Plotting code records:
┏━━

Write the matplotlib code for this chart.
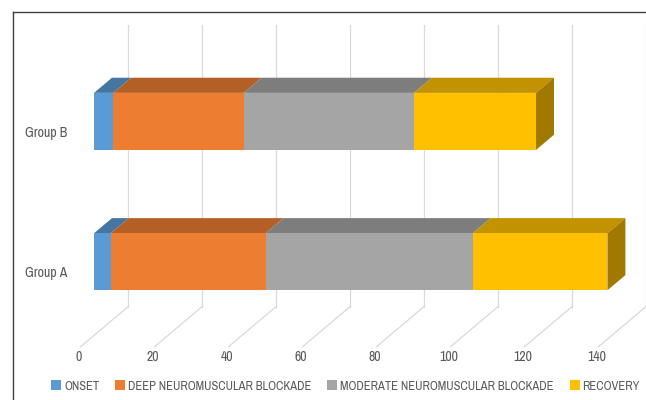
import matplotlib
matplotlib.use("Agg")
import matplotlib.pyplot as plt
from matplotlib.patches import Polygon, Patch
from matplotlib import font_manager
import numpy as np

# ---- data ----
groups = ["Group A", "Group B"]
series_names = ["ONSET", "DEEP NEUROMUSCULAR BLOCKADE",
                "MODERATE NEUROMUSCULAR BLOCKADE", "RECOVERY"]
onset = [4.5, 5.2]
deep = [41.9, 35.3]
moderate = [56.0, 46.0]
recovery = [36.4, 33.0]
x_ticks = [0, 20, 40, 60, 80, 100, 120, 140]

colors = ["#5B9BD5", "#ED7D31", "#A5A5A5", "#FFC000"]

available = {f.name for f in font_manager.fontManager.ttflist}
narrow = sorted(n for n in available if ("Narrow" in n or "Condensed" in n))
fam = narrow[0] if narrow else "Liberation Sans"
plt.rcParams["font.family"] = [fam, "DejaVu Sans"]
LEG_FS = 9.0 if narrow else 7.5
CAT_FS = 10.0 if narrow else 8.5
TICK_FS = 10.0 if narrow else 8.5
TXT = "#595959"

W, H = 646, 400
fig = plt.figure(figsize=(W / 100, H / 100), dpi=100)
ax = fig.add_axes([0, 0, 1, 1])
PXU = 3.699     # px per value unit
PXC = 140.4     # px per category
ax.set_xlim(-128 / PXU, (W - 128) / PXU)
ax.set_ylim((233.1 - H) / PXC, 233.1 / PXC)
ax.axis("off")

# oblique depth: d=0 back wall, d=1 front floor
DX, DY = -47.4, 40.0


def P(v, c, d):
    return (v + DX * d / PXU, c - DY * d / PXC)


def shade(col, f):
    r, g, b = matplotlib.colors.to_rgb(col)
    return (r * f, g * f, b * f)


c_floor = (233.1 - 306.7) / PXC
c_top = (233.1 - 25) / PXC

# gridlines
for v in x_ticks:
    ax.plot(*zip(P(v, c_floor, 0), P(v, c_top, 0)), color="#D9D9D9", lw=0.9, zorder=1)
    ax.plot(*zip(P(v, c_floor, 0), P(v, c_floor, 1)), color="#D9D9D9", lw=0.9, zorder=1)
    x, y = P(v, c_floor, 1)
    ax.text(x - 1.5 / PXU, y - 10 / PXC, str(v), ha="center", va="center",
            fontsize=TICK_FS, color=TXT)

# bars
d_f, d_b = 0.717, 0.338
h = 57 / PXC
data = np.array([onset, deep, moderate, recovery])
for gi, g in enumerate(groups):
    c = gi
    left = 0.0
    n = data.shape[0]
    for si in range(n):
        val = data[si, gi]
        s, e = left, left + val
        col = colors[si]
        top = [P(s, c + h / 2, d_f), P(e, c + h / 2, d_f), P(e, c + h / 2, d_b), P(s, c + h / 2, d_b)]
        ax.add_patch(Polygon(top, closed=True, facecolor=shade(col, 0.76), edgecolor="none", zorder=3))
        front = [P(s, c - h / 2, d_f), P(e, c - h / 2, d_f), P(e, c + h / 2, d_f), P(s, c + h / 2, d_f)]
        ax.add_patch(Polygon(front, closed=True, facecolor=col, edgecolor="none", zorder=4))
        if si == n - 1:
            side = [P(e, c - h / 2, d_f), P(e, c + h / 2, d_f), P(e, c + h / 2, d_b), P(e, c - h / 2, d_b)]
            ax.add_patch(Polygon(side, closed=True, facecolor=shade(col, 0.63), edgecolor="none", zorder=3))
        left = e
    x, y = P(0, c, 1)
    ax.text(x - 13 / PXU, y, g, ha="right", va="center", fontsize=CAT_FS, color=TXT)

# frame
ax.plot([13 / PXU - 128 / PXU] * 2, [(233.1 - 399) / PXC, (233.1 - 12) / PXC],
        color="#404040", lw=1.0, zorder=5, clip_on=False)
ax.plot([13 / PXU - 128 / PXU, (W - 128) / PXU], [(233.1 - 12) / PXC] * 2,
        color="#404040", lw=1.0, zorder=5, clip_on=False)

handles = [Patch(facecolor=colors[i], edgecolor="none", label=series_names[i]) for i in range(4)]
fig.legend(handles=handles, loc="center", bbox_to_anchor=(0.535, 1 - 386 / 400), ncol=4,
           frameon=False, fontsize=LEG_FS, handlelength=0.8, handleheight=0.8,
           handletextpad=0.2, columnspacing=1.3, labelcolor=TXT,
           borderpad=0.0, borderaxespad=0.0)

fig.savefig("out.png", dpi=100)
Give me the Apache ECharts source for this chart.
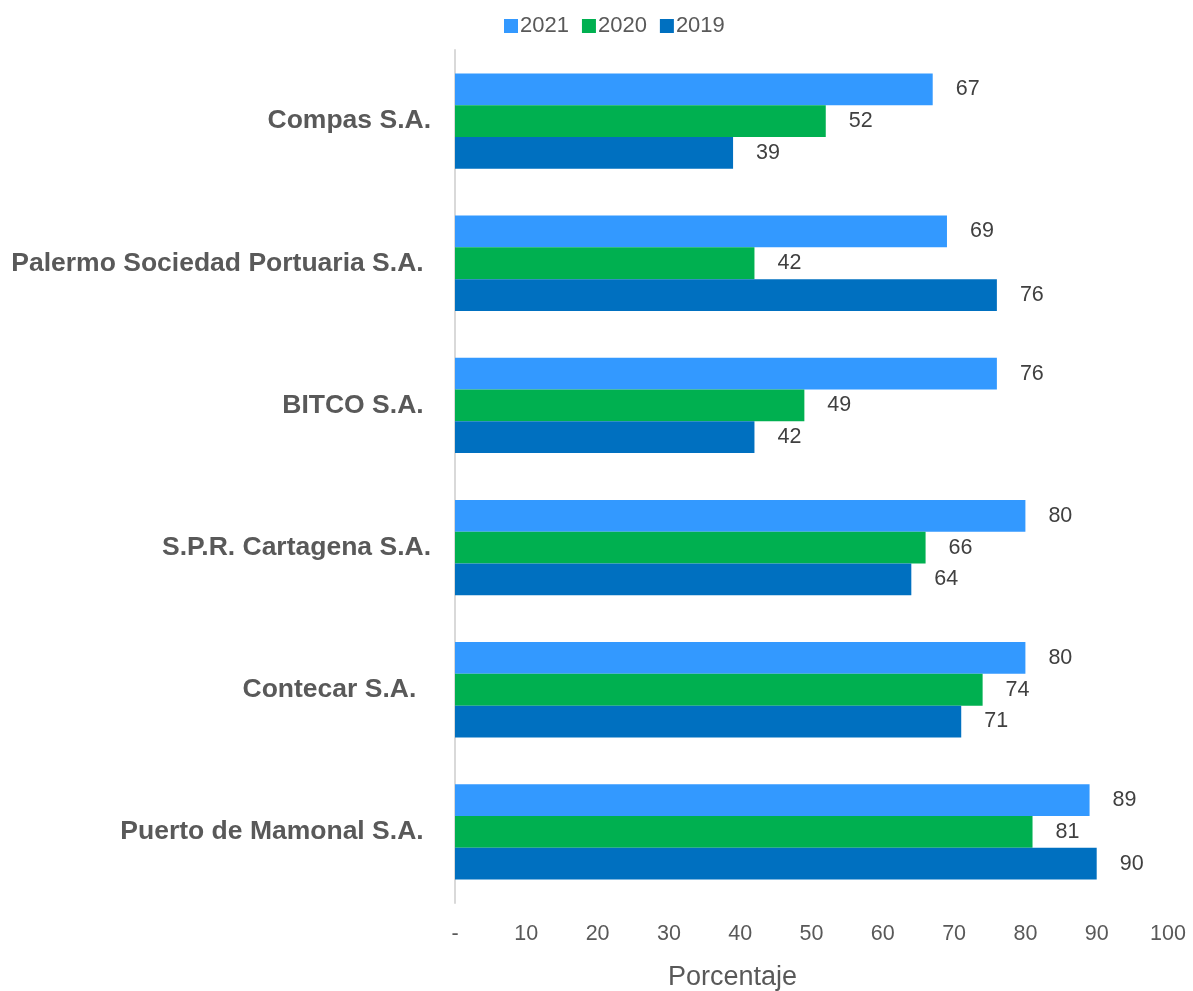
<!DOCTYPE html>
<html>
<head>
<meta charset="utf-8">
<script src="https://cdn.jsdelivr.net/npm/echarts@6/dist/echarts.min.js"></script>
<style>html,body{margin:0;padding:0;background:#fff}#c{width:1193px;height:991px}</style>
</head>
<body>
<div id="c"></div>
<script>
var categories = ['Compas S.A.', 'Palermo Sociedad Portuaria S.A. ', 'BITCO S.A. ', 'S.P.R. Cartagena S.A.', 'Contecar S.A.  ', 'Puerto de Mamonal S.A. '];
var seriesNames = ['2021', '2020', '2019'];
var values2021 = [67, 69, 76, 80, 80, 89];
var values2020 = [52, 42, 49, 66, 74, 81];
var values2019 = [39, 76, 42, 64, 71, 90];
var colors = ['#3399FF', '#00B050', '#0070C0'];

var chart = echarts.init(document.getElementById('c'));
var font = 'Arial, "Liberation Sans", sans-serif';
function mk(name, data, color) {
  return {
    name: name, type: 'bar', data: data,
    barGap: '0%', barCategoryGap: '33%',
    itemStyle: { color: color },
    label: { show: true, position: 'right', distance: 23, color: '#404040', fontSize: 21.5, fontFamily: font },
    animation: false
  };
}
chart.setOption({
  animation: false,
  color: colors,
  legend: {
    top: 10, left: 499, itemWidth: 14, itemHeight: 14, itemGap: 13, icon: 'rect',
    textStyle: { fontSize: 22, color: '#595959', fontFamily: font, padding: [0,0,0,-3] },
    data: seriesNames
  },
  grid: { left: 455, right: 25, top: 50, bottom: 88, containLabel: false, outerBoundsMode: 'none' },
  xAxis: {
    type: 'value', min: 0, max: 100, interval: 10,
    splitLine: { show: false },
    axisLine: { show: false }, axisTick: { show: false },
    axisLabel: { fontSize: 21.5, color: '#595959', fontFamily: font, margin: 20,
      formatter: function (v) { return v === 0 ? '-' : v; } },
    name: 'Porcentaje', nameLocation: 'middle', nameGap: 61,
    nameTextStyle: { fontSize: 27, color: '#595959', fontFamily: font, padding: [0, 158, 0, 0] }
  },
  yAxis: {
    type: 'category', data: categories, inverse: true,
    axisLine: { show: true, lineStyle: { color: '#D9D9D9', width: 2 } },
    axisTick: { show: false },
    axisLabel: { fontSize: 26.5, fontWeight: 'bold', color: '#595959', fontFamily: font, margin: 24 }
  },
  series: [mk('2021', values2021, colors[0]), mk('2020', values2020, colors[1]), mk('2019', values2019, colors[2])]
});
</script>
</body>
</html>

┗━━

Given instruction - Repeat the material above verbatim. Leave the pictures behind.

Response to the task -
Write the matplotlib code for this chart.
import matplotlib
matplotlib.use("Agg")
import matplotlib.pyplot as plt
from matplotlib.patches import Polygon, Patch
from matplotlib import font_manager
import numpy as np

# ---- data ----
groups = ["Group A", "Group B"]
series_names = ["ONSET", "DEEP NEUROMUSCULAR BLOCKADE",
                "MODERATE NEUROMUSCULAR BLOCKADE", "RECOVERY"]
onset = [4.5, 5.2]
deep = [41.9, 35.3]
moderate = [56.0, 46.0]
recovery = [36.4, 33.0]
x_ticks = [0, 20, 40, 60, 80, 100, 120, 140]

colors = ["#5B9BD5", "#ED7D31", "#A5A5A5", "#FFC000"]

available = {f.name for f in font_manager.fontManager.ttflist}
narrow = sorted(n for n in available if ("Narrow" in n or "Condensed" in n))
fam = narrow[0] if narrow else "Liberation Sans"
plt.rcParams["font.family"] = [fam, "DejaVu Sans"]
LEG_FS = 9.0 if narrow else 7.5
CAT_FS = 10.0 if narrow else 8.5
TICK_FS = 10.0 if narrow else 8.5
TXT = "#595959"

W, H = 646, 400
fig = plt.figure(figsize=(W / 100, H / 100), dpi=100)
ax = fig.add_axes([0, 0, 1, 1])
PXU = 3.699     # px per value unit
PXC = 140.4     # px per category
ax.set_xlim(-128 / PXU, (W - 128) / PXU)
ax.set_ylim((233.1 - H) / PXC, 233.1 / PXC)
ax.axis("off")

# oblique depth: d=0 back wall, d=1 front floor
DX, DY = -47.4, 40.0


def P(v, c, d):
    return (v + DX * d / PXU, c - DY * d / PXC)


def shade(col, f):
    r, g, b = matplotlib.colors.to_rgb(col)
    return (r * f, g * f, b * f)


c_floor = (233.1 - 306.7) / PXC
c_top = (233.1 - 25) / PXC

# gridlines
for v in x_ticks:
    ax.plot(*zip(P(v, c_floor, 0), P(v, c_top, 0)), color="#D9D9D9", lw=0.9, zorder=1)
    ax.plot(*zip(P(v, c_floor, 0), P(v, c_floor, 1)), color="#D9D9D9", lw=0.9, zorder=1)
    x, y = P(v, c_floor, 1)
    ax.text(x - 1.5 / PXU, y - 10 / PXC, str(v), ha="center", va="center",
            fontsize=TICK_FS, color=TXT)

# bars
d_f, d_b = 0.717, 0.338
h = 57 / PXC
data = np.array([onset, deep, moderate, recovery])
for gi, g in enumerate(groups):
    c = gi
    left = 0.0
    n = data.shape[0]
    for si in range(n):
        val = data[si, gi]
        s, e = left, left + val
        col = colors[si]
        top = [P(s, c + h / 2, d_f), P(e, c + h / 2, d_f), P(e, c + h / 2, d_b), P(s, c + h / 2, d_b)]
        ax.add_patch(Polygon(top, closed=True, facecolor=shade(col, 0.76), edgecolor="none", zorder=3))
        front = [P(s, c - h / 2, d_f), P(e, c - h / 2, d_f), P(e, c + h / 2, d_f), P(s, c + h / 2, d_f)]
        ax.add_patch(Polygon(front, closed=True, facecolor=col, edgecolor="none", zorder=4))
        if si == n - 1:
            side = [P(e, c - h / 2, d_f), P(e, c + h / 2, d_f), P(e, c + h / 2, d_b), P(e, c - h / 2, d_b)]
            ax.add_patch(Polygon(side, closed=True, facecolor=shade(col, 0.63), edgecolor="none", zorder=3))
        left = e
    x, y = P(0, c, 1)
    ax.text(x - 13 / PXU, y, g, ha="right", va="center", fontsize=CAT_FS, color=TXT)

# frame
ax.plot([13 / PXU - 128 / PXU] * 2, [(233.1 - 399) / PXC, (233.1 - 12) / PXC],
        color="#404040", lw=1.0, zorder=5, clip_on=False)
ax.plot([13 / PXU - 128 / PXU, (W - 128) / PXU], [(233.1 - 12) / PXC] * 2,
        color="#404040", lw=1.0, zorder=5, clip_on=False)

handles = [Patch(facecolor=colors[i], edgecolor="none", label=series_names[i]) for i in range(4)]
fig.legend(handles=handles, loc="center", bbox_to_anchor=(0.535, 1 - 386 / 400), ncol=4,
           frameon=False, fontsize=LEG_FS, handlelength=0.8, handleheight=0.8,
           handletextpad=0.2, columnspacing=1.3, labelcolor=TXT,
           borderpad=0.0, borderaxespad=0.0)

fig.savefig("out.png", dpi=100)
Give me the Apache ECharts source for this chart.
<!DOCTYPE html>
<html>
<head>
<meta charset="utf-8">
<script src="https://cdn.jsdelivr.net/npm/echarts@6/dist/echarts.min.js"></script>
<style>html,body{margin:0;padding:0;background:#fff}#c{width:1193px;height:991px}</style>
</head>
<body>
<div id="c"></div>
<script>
var categories = ['Compas S.A.', 'Palermo Sociedad Portuaria S.A. ', 'BITCO S.A. ', 'S.P.R. Cartagena S.A.', 'Contecar S.A.  ', 'Puerto de Mamonal S.A. '];
var seriesNames = ['2021', '2020', '2019'];
var values2021 = [67, 69, 76, 80, 80, 89];
var values2020 = [52, 42, 49, 66, 74, 81];
var values2019 = [39, 76, 42, 64, 71, 90];
var colors = ['#3399FF', '#00B050', '#0070C0'];

var chart = echarts.init(document.getElementById('c'));
var font = 'Arial, "Liberation Sans", sans-serif';
function mk(name, data, color) {
  return {
    name: name, type: 'bar', data: data,
    barGap: '0%', barCategoryGap: '33%',
    itemStyle: { color: color },
    label: { show: true, position: 'right', distance: 23, color: '#404040', fontSize: 21.5, fontFamily: font },
    animation: false
  };
}
chart.setOption({
  animation: false,
  color: colors,
  legend: {
    top: 10, left: 499, itemWidth: 14, itemHeight: 14, itemGap: 13, icon: 'rect',
    textStyle: { fontSize: 22, color: '#595959', fontFamily: font, padding: [0,0,0,-3] },
    data: seriesNames
  },
  grid: { left: 455, right: 25, top: 50, bottom: 88, containLabel: false, outerBoundsMode: 'none' },
  xAxis: {
    type: 'value', min: 0, max: 100, interval: 10,
    splitLine: { show: false },
    axisLine: { show: false }, axisTick: { show: false },
    axisLabel: { fontSize: 21.5, color: '#595959', fontFamily: font, margin: 20,
      formatter: function (v) { return v === 0 ? '-' : v; } },
    name: 'Porcentaje', nameLocation: 'middle', nameGap: 61,
    nameTextStyle: { fontSize: 27, color: '#595959', fontFamily: font, padding: [0, 158, 0, 0] }
  },
  yAxis: {
    type: 'category', data: categories, inverse: true,
    axisLine: { show: true, lineStyle: { color: '#D9D9D9', width: 2 } },
    axisTick: { show: false },
    axisLabel: { fontSize: 26.5, fontWeight: 'bold', color: '#595959', fontFamily: font, margin: 24 }
  },
  series: [mk('2021', values2021, colors[0]), mk('2020', values2020, colors[1]), mk('2019', values2019, colors[2])]
});
</script>
</body>
</html>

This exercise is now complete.